Anonymous Secretary Stars as Spy : West German Film Tells How 'Love' Overcame Patriotism

Associated Press

Fighting back tears, a woman who once worked in the office of the West German chancellor tells how she gave state secrets to East Germany out of love for a spy who seduced her.

"I wanted just one thing: security and a home for my child," says the 41-year-old woman, who had just separated from her husband when she was wooed by a man who later admitted to being an East German agent.

She tells her story in a West German government film that is being shown to government secretaries in an attempt to keep them from succumbing to the amorous advances of communist agents.

Communist spies have been operating in West Germany since its beginnings in 1949. The Office for the Protection of the Constitution, the West German government's domestic security agency in Cologne, says 43 suspected spies were arrested last year, 18 in 1985 and 29 in 1984. Most were spies for East Germany.

Moles and Citizens

The numbers include East German "moles" who were able to infiltrate government levels, and West Germans employed by the federal government.

Thousands of government secretaries live and work in Bonn, the federal capital, and it is fertile ground for communist agents with Romeo personalities. The city offers little excitement for singles and many of Bonn's unmarried people work for the government.

"Loneliness plays a large role in this problem," said Hans-Gert Lange, spokesman for the constitution protection office, which is in charge of domestic counter-espionage work.

About 30 West German secretaries or employees at similar levels of government have been convicted of espionage since 1950, Lange said.

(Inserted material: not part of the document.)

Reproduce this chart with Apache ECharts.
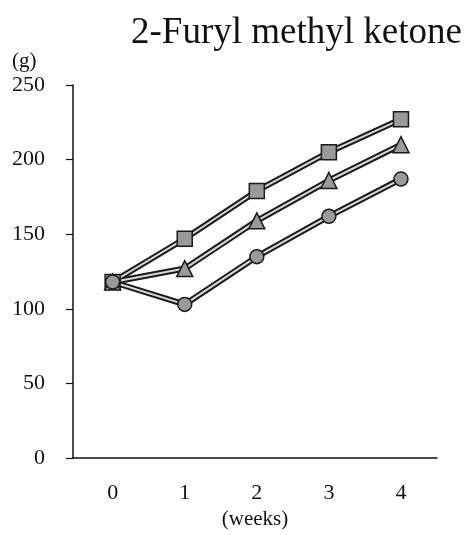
<!DOCTYPE html>
<html>
<head>
<meta charset="utf-8">
<script src="https://cdn.jsdelivr.net/npm/echarts@6/dist/echarts.min.js"></script>
<style>html,body{margin:0;padding:0;background:#fff}#c{width:466px;height:535px}</style>
</head>
<body>
<div id="c"></div>
<script>
var weeks = [0, 1, 2, 3, 4];
var squareSeries = [118, 147, 179, 205, 227];
var triangleSeries = [118, 127, 159, 186, 210];
var circleSeries = [118, 103, 135, 162, 187];
var yTicks = [0, 50, 100, 150, 200, 250];

var FONT = "'Liberation Serif', 'Times New Roman', serif";
function pts(vals){ return weeks.map(function(w,i){ return [w, vals[i]]; }); }

var shapes = [
  {data: squareSeries, symbol: 'rect', size: 15},
  {data: triangleSeries, symbol: 'triangle', size: 16},
  {data: circleSeries, symbol: 'circle', size: 14}
];
var series = [];
shapes.forEach(function(s){
  series.push({type:'line', data: pts(s.data), symbol:'none', z:1, silent:true,
    lineStyle:{color:'#1a1a1a', width:6}});
});
shapes.forEach(function(s){
  series.push({type:'line', data: pts(s.data), symbol: s.symbol, symbolSize: s.size, z:2, silent:true,
    lineStyle:{color:'#d8d8d8', width:2},
    itemStyle:{color:'#9a9a9a', borderColor:'#1a1a1a', borderWidth:1.5}});
});

var chart = echarts.init(document.getElementById('c'), null, {renderer:'canvas'});
chart.setOption({
  animation: false,
  backgroundColor: '#fff',
  title: [
    {text: '2-Furyl methyl ketone', left: 126, top: 10,
     textStyle:{fontFamily: FONT, fontSize: 37, fontWeight:'normal', color:'#111'}},
    {text: '(g)', left: 7, top: 46,
     textStyle:{fontFamily: FONT, fontSize: 21, fontWeight:'normal', color:'#111'}}
  ],
  grid: {left: 73, right: 29, top: 85, bottom: 73},
  xAxis: {
    type: 'value', min: -0.55, max: 4.5,
    name: '(weeks)', nameLocation: 'middle', nameGap: 48,
    nameTextStyle: {fontFamily: FONT, fontSize: 21, color:'#111'},
    axisLine: {show: true, onZero: false, lineStyle:{color:'#111', width:1.5}},
    axisTick: {show: false},
    splitLine: {show: false},
    axisLabel: {customValues: weeks, fontFamily: FONT, fontSize: 22, color:'#111', margin: 24}
  },
  yAxis: {
    type: 'value', min: 0, max: 250, interval: 50,
    axisLine: {show: true, onZero: false, lineStyle:{color:'#111', width:1.5}},
    axisTick: {show: true, inside: false, length: 7, lineStyle:{color:'#111', width:1.2}},
    splitLine: {show: false},
    axisLabel: {fontFamily: FONT, fontSize: 22, color:'#111', margin: 28,
      formatter: function(v){ return yTicks.indexOf(v) >= 0 ? String(v) : ''; }}
  },
  series: series
});
</script>
</body>
</html>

Others have escaped, including Sonja Lueneburg and Ursula Richter. Both disappeared in 1985, just before it was discovered they were spies. Lueneburg was a key secretary at the Economics Ministry, Richter was a bookkeeper at a Bonn-based lobbying group for Soviet bloc refugees.

Sentenced to Prison

The most recent case was that of Margret Hoeke, a former secretary to five West German presidents. She was convicted in August of providing classified information to the Soviets and was sentenced to eight years in prison.

Like the woman in the government film, Hoeke turned to spying after falling in love with a communist agent.

The woman in the film was sentenced to four years and three months in prison in 1979, and is now trying to build a new life. The constitution protection office asked that her name not be used so that she has a better chance of doing so.

A Classic Example

The former government secretary offers a classic example of how communist agents sometimes operate to gain secret West German government information.

She met an East German man while on vacation with her daughter in Bulgaria in 1973. The woman says in the film that she was very lonely, and her daughter was extremely upset that her father was not with them.

"My daughter sat at the table and suddenly began to cry," the woman says. "She wailed and wailed, 'Mommy, why isn't Daddy here?' "

The next day a man at the beach introduced himself. The child immediately took to him, and the woman fell in love with him.

"And that's how my relationship with my control officer began," she recalls.

She married the man about a year later. He told her what his job was and persuaded her to collect documents for him from her office in Bonn. The man fled when she was arrested in 1977.

Lange said East German agents are assigned to learn all they can about West German government employees.

The film is being shown to government secretaries, virtually all of them women, with access to government secrets.

For years the office has been distributing posters alerting government employees to the possibility that flirtatious strangers could be spy recruiters.

"There is a code word which can open the door to treason: love," says one poster, showing a man caressing a woman in an idyllic meadow.

A blond woman smiles seductively in a photograph on another poster, whose caption reads: "The smile of espionage?" That poster has raised protests from some government workers who charge that it portrays women as cunning hunters of unsuspecting men.

In addition to the movie and the posters, the government has created a new security check form that asks for the personal histories of the employee and spouse. Should the employee be single, the form also asks for details about his or her lover.